What began as a family feud between Bettencourt and her estranged daughter Francoise has exploded into a series of investigations concerning political donations, suspected tax evasion and money laundering that has shaken the French government.
Geneva judge Jean-Bernard Schmid told Reuters he was acting at the request of French judicial authorities but the inquiry was not aimed at detecting tax evasion by Bettencourt.
"French authorities have requested searches and above all the seizing of documents, which is under way," Schmid said.
"They have to be examined to see what has been gathered and whether people will contest the judicial cooperation with France."
There had been no arrests or charges laid, but he would be questioning witnesses, he said. Geneva was the main canton (state) involved in the Swiss inquiry, but there were "little things to go after outside of Geneva", he added.
Schmid declined to confirm a report in the Lausanne daily Le Matin that three Geneva establishments were targeted in the raids - two law firms and a private bank.
"This type of seizure is usually carried out in banks, financial intermediaries and fiduciaries (trustees)," he said.

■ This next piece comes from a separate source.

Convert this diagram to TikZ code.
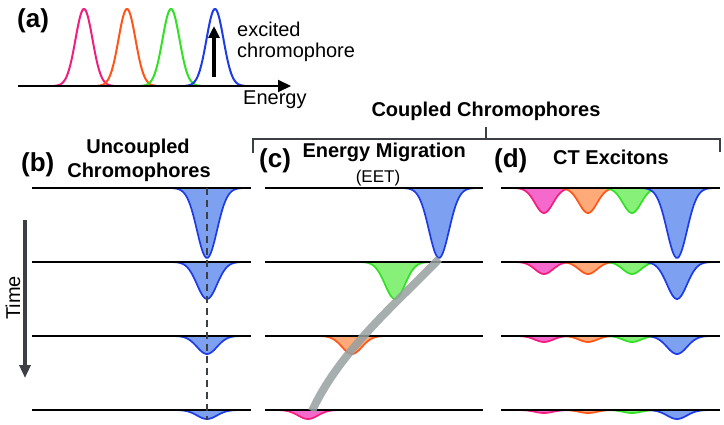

"This is not fiscal, it is not a fiscal problem which the French authorities are investigating," Schmid said. "The aim is to see whether Madame Bettencourt was cheated or abused in the management of her assets, whether people took advantage of her."
"She would be more of a victim than an accused person in this operation," he added.
Bettencourt has acknowledged the existence of undeclared Swiss bank accounts and says she will repatriate the 78 million euros ($NZ137.5 million) held in them and settle up with the French tax authorities.
Schmid declined to spell out the alleged charges on which the French request for judicial assistance was based, but said that if Bettencourt had been cheated or her confidence abused, this would amount to fraud. If the fruits of a crime were hidden in Switzerland, this would mean money-laundering, he added.
French Labour Minister Eric Woerth, a close ally of President Nicolas Sarkozy spearheading a controversial pension reform, has been dogged for months by allegations of illegal funding of Sarkozy's conservative UMP party and 2007 election campaign. He has denied wrongdoing.
Last week Woerth admitted having intervened in favour of Bettencourt's wealth manager receiving France's prestigious Legion d'Honneur medal. His wife Florence worked for the manager, Patrice de Maistre, at the firm Clymene, which manages Bettencourt's vast fortune.
It is the lawsuit launched by Bettencourt's daughter involving society photographer Francois-Marie Banier - to whom Bettencourt is alleged to have given gifts worth 1 billion euros - that turned into a political scandal as evidence emerged of undeclared Swiss bank accounts, an island in the Seychelles and large cash donations to conservative politicians. Banier denies any wrongdoing.